Tens of thousands of residents in eastern Congo’s largest city, Goma, fled their homes after the rebels made swift gains in the North Kivu province bordering Rwanda. As several thousand men managed to escape from the prison during the fighting, the area reserved for women was set on fire, Ms van de Perre said. “There was a major prison breakout of 4,000 escaped prisoners. A few hundred women were also in that prison.

 [M23 rebels drive through the streets of Goma after taking up arms against the Congolese government]
Image Credit: The Independent [M23 rebels drive through the streets of Goma after taking up arms against the Congolese government]

“They were all raped and then they set fire to the women’s wing. They all died afterwards,” Ms van de Perre told The Guardian. This week the UN office of the high commissioner for human rights (OHCHR) warned that sexual violence was being used as a weapon of war by rival armed groups in Goma. The city, home to more than one million people, is under the total control of M23 forces. But in an unforeseen development late on Monday, the militia announced a unilateral “ceasefire”.

Until then, fears had been mounting that Rwanda was determined to take more territory from its vast neighbour, with M23 forces steadily heading south towards Bukavu, the capital of South Kivu province 120 miles (190km) from Goma. Responding to news of the unexpected ceasefire. Van de Perre said: “I hope it stays that way because they [M23] were already moving in the direction of Bukavu with reinforcements and heavy weaponry, which can be seen passing [along] the streets in Goma.

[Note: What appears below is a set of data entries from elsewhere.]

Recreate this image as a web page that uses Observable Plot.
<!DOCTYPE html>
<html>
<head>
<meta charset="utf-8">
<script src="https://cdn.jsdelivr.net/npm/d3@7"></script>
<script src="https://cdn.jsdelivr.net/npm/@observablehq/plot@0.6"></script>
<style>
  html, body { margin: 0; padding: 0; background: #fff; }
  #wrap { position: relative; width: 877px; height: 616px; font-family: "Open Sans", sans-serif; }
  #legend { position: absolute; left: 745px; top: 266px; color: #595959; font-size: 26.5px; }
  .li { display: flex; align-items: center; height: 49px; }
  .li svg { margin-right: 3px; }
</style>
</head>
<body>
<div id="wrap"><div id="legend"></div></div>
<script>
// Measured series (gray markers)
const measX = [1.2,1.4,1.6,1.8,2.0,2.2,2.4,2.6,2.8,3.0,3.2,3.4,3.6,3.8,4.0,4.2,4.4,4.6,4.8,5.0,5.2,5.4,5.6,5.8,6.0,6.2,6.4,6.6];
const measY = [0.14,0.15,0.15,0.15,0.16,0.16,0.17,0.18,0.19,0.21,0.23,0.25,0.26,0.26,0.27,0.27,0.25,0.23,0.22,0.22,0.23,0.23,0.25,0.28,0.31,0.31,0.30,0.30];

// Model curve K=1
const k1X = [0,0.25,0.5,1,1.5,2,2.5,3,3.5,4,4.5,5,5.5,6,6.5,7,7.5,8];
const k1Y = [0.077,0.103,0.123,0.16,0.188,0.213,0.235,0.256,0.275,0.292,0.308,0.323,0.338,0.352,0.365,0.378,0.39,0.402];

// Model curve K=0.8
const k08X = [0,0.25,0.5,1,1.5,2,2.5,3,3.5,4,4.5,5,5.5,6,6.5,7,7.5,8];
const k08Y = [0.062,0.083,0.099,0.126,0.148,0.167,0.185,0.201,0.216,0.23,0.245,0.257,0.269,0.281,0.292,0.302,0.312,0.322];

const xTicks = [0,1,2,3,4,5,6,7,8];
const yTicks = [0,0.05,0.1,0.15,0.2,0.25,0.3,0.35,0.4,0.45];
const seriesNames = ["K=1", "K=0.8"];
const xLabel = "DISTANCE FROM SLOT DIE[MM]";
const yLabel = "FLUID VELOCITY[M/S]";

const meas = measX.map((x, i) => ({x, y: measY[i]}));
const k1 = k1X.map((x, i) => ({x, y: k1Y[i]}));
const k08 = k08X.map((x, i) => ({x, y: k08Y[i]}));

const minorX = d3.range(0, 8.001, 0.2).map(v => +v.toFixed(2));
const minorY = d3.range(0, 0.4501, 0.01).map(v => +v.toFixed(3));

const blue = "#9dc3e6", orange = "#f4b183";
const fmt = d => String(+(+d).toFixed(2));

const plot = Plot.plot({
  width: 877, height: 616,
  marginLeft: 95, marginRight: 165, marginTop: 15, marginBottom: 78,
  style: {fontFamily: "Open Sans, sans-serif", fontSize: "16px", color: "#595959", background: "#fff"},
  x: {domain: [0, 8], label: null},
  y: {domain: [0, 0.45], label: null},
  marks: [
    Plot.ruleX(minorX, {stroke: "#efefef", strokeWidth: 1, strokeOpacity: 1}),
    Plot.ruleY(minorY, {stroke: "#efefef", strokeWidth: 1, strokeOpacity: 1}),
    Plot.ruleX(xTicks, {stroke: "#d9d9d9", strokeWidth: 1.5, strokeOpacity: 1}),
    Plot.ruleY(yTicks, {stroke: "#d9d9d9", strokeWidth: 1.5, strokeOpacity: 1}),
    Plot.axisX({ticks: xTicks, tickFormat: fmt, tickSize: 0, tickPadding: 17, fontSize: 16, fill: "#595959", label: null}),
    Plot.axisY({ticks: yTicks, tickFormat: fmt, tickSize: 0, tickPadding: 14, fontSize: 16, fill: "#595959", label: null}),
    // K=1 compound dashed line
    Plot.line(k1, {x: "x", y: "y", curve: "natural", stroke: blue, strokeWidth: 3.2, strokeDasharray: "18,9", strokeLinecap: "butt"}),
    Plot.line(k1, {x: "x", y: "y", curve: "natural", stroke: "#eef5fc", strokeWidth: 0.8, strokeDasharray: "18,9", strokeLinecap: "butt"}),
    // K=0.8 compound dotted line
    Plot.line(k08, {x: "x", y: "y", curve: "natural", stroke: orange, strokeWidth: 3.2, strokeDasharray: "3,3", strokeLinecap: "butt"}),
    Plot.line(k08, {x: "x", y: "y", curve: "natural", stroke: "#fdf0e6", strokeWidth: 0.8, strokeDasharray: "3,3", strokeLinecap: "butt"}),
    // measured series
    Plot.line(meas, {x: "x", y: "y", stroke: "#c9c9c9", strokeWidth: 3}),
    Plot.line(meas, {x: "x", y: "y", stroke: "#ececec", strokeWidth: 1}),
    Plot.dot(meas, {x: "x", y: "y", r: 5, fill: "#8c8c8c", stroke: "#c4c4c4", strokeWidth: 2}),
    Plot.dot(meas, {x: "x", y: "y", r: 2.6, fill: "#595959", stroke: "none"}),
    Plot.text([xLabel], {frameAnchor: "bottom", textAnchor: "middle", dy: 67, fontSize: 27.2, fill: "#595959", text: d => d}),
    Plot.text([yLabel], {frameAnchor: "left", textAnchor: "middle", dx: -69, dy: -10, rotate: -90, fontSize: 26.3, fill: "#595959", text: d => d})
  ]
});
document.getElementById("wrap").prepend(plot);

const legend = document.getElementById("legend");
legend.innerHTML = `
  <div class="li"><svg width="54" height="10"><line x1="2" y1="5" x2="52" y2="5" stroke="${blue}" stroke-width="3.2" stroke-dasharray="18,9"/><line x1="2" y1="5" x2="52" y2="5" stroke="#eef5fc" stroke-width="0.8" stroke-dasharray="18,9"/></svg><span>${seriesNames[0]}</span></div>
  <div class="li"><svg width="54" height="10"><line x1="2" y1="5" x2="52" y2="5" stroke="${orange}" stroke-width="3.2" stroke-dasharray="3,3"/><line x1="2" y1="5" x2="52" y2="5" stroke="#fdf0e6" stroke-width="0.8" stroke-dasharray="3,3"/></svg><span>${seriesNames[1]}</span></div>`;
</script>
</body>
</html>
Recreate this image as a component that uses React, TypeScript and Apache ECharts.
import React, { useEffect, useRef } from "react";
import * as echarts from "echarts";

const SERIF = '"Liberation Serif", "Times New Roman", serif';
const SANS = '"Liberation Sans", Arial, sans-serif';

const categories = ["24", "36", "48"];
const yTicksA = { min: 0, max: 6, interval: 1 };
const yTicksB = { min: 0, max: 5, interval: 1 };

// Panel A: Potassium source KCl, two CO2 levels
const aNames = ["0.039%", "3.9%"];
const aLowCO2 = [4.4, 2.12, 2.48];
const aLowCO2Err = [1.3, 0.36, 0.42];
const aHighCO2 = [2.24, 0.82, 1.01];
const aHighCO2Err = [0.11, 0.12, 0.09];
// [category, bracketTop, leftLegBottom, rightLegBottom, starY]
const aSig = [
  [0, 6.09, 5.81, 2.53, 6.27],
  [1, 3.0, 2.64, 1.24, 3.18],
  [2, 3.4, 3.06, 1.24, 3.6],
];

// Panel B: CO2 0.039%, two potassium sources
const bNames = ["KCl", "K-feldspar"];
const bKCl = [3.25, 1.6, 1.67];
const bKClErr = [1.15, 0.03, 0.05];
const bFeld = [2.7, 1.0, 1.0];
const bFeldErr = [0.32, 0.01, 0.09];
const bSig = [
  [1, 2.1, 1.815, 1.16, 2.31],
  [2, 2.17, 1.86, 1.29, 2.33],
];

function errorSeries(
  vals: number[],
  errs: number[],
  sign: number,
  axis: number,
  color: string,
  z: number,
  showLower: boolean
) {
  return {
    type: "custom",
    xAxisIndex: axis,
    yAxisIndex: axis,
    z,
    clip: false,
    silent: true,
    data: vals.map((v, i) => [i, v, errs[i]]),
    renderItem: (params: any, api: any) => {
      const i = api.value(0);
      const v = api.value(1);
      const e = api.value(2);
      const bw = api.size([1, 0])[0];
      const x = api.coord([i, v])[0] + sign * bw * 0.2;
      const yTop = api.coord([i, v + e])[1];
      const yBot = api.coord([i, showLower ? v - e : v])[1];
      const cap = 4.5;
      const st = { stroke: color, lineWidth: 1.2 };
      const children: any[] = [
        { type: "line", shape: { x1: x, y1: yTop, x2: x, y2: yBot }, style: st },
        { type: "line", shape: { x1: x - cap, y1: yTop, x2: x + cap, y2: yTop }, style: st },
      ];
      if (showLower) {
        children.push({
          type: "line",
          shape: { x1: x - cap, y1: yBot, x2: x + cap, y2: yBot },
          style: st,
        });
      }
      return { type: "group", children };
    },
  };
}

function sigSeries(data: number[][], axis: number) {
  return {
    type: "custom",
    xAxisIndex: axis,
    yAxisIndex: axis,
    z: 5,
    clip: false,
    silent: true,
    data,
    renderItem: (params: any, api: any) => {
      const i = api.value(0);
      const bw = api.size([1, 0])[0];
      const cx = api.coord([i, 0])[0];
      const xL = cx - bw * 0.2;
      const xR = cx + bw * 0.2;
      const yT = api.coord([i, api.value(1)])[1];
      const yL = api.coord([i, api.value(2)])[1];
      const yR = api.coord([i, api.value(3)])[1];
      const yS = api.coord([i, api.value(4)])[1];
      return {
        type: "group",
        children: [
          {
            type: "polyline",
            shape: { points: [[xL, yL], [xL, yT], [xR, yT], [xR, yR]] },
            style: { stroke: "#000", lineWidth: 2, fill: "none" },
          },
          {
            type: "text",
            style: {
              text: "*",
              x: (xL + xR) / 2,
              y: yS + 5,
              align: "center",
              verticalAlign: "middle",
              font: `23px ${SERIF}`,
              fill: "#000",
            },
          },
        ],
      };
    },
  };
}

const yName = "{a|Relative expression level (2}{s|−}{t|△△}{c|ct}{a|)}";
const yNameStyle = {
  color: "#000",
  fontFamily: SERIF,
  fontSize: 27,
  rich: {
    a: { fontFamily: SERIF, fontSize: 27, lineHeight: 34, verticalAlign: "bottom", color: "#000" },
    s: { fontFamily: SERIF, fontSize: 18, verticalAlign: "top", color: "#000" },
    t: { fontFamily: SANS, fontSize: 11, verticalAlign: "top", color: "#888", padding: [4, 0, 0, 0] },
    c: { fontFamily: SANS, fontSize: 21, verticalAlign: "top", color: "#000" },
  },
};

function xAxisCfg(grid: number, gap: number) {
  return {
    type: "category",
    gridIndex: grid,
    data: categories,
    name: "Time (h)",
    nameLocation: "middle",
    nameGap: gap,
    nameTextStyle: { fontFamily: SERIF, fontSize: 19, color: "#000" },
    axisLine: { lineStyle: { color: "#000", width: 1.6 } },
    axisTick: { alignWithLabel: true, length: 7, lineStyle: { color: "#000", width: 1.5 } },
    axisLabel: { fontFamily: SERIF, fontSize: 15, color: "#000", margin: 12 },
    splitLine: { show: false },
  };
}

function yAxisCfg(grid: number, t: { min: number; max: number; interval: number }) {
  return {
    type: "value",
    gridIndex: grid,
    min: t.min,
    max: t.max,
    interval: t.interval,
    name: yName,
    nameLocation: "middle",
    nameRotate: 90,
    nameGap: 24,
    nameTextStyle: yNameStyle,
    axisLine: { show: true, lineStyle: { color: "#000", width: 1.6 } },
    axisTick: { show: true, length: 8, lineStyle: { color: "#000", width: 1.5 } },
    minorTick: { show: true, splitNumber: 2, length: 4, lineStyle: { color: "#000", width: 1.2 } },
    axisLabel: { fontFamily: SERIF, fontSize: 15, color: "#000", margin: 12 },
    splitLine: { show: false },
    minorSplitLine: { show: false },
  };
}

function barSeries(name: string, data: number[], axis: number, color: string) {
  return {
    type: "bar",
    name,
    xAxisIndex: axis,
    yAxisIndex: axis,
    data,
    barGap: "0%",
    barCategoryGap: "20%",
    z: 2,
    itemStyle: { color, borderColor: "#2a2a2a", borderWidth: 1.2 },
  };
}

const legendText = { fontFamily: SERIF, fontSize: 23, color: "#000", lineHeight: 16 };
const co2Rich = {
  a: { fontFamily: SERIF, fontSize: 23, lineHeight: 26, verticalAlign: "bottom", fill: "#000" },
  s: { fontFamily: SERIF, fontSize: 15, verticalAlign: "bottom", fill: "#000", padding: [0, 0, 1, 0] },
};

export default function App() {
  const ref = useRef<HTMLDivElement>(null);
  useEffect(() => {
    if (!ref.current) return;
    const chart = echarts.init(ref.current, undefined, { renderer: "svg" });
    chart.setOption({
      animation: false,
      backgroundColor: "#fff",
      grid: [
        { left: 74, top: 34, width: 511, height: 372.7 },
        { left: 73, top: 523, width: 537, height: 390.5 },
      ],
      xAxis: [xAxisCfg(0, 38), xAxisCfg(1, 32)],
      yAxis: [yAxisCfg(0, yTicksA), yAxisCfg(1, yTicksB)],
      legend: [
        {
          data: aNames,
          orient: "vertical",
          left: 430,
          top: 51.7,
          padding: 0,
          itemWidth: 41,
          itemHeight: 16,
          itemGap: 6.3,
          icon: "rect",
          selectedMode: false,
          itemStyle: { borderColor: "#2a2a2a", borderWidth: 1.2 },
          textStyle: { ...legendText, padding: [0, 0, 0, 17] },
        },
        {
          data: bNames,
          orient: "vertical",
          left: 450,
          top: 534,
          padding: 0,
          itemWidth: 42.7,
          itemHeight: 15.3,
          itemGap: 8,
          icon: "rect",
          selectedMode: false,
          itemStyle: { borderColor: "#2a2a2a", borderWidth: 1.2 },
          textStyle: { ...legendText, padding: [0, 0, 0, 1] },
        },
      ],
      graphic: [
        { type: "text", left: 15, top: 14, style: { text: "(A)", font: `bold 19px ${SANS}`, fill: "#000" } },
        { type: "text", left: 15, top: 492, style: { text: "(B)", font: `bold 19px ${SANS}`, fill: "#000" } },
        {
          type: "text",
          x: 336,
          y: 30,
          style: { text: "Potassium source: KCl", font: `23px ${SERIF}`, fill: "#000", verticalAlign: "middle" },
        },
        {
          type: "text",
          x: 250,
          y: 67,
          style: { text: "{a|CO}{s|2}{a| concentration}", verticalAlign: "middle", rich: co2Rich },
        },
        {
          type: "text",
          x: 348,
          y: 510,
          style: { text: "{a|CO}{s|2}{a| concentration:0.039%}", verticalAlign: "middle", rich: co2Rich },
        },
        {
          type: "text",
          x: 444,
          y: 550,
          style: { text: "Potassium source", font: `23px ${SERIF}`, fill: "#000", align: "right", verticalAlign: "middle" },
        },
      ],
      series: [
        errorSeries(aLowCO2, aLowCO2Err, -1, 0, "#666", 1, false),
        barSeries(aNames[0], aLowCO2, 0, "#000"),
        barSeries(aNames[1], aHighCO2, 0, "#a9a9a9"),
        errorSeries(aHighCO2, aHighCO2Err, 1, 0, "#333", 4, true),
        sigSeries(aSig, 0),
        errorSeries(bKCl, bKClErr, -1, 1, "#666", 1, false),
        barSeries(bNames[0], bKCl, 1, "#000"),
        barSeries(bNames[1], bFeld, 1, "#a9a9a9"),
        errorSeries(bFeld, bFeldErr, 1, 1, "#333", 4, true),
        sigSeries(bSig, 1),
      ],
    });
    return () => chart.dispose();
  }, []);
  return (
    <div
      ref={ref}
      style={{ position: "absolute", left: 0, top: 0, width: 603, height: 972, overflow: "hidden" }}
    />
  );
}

“If they retreat, that’s good news. Otherwise, we’ll have a new clash with potentially thousands of additional deaths.”. The rebels temporarily took over Goma in 2012 and resurfaced in late 2021, with increasing support from Rwanda, according to Congo’s government and United Nations experts. Rwanda has denied such support. Congolese government officials have said the country is “in a war situation” and accused Rwanda of committing “a frontal aggression [and] a declaration of war”.